Campaigners say poor health care should not be part of a prisoner's sentence.
By Nick Triggle
BBC News health reporter
To address the long-standing problem of providing good services in jails, local health bodies have taken control from the prison authorities. But will the changes make a difference?
Prison health care has often been criticised
A common tale that does the rounds in prisons is of the man who keeps complaining of stomach pains and is given indigestion tablets time and time again.
Eventually the pain becomes intolerable and he is given a full examination only to be told he has cancer.
Whether the story is true or not, the fact it is told is indicative of the state of prison health care during the last few decades.
"The service has been awful," said Brian Caton, general secretary of the Prison Officers Association.
"Like the rest of the NHS, it has been starved of investment and our staff have not been given the right training."
Ten years ago the then chief inspector of prisons, Sir David Ramsbotham, said enough was enough and called for prisoners to be given the same standard of care as NHS patients.
After a few years of tinkering, prison health services have undergone the biggest upheaval since the formation of the NHS.
At the start of April, health responsibility was fully handed over from prisons to local health bodies called primary care trusts (PCTs), which already have responsibility for commissioning services for the general population.

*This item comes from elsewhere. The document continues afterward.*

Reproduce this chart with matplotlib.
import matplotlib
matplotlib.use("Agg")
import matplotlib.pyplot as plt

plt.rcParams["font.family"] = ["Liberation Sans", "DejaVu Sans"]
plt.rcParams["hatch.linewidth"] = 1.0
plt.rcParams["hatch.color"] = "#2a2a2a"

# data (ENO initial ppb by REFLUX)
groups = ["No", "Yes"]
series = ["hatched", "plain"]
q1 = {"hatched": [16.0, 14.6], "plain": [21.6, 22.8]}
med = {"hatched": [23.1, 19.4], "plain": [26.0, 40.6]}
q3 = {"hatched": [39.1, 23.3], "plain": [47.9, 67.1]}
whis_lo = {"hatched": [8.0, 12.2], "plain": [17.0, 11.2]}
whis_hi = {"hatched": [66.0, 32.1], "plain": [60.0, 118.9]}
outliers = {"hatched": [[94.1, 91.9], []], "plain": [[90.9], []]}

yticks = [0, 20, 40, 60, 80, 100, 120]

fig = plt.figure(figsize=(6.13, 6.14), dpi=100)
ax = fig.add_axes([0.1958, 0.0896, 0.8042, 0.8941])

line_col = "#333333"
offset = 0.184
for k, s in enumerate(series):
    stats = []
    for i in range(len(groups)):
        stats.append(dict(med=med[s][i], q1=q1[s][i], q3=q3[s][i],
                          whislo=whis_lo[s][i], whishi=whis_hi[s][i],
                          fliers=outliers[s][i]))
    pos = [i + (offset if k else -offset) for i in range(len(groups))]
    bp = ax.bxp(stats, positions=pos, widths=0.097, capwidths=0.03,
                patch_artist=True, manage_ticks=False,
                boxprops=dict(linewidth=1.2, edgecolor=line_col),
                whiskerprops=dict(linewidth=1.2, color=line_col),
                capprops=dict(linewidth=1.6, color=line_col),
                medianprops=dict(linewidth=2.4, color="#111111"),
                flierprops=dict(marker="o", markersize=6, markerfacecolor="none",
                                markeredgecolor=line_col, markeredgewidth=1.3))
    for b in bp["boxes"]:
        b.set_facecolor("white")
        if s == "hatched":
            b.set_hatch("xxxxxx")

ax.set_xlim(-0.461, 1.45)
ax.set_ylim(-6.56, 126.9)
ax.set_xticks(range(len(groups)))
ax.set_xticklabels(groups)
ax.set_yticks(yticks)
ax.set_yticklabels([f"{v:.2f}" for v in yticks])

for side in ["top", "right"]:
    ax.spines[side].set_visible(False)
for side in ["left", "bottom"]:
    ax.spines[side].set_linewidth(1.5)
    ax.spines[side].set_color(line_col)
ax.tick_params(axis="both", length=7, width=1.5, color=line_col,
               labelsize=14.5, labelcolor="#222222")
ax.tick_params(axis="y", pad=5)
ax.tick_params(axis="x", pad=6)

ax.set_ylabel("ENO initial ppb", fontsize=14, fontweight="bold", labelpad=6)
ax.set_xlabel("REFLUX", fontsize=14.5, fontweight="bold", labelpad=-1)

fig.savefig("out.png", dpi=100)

All prisons have some form of medical centre, often with their own pharmacies, nurses and doctors and with access to regional hospitals for patients who require more intensive care.
The government believes the 300 trusts in England and their Welsh equivalents have the necessary knowledge to drive up health service standards in prisons which reports down the years have described as "intolerable", "disgraceful" and "crisis-ridden".
Dr Jane Senior, research project manager at the Prison Health Research Network - set up by the Department of Health to encourage improvements in standards - said: "What we want to see is innovative ways of providing health services you would find in the community in prisons.
"Obviously you don't get the chance to do some of the things - it's hard to ask a prisoner to make 10,000 steps a day or whatever it is, but in some areas we are beginning to see changes.
"I know of one jail that has a walk-in centre similar to the ones you find on the high street. It is possible if you try."
PCTs now have responsibility for health care in prisons
One of the first trusts to be given responsibility for health in prisons was Durham and Chester-le-Street PCT, which covers three prisons.
It took part in the pilot scheme launched in April 2004. Over the last two years, £10m has been invested in health services.
The money has helped to increase health staff numbers, introduce ophthalmology services and improve diabetes and podiatry care.
The trust has also employed more senior nurses and ensured GPs provide the doctor care - one of the most common criticisms of prison health services is that primary care has not been carried out by properly trained doctors.
Julie Dhuny, the trust's prison health care development manager, said: "It has been hard work. The two cultures are very different, but I think we have made some real development towards providing NHS-standard care."
Nonetheless, PCTs are facing a challenge. Three-quarters of prisoners have two or more mental health disorders, while heart disease and smoking rates are way above the general population.
There is also a problem with sexually transmitted infections. HIV rates among prisoners are 15 times the national average and only half of prisons have sexual health policies.
William Higham, head of policy at the Prison Reform Trust, said: "Prisoners have complex social and health needs. Many will not have been registered with a doctor before they came into prison.
"What we need the government and PCTs to recognise is that the challenge of providing an equivalent service cannot be met in the same way as it is in the community."
And Professor Nigel Sparrow, vice chairman of the Royal College of GPs and a prison-doctor trainer, said: "Huge strides have been made, we now have a situation where the doctors have the right training and background, but prisons still lag way behind the community in respect to IT, mental health and substance abuse services.
"It is not going to be easy and my fear is that at a time when the NHS is facing deficits, prison services are the easiest in many respects to cut."
And not everyone is convinced PCTs are the right bodies to be taking control of health services.
Mr Caton said he would rather have seen prisons keep control, but with stronger partnerships with PCTs.
"My fear is that care will not improve, and it needs to. Some governors will not want to lose control of part of their prison services, while some PCTs will see it as empire building and won't work with the prison authorities.
"But I also think there is a real possibility that PCT staff won't be able to handle the situations they find. They are not trained like prison officers to deal with these often difficult people and can end up frightened, which undermines their work."
And former prison doctor Dr Paddy Keavney, who authored a report for the British Medical Association in 2004 on prison health care, also has reservations.
His report was critical of the role played by prison governors who, he found, could sometimes interfere with care.
"The new arrangements should rectify that by putting PCTs in control, but my concern is that prisons are not using experienced enough nurses.
"Any good general practice has a very senior nurse, but what we are seeing is nurses taken off the wards and expected to do an equivalent job. It is an issue of competence."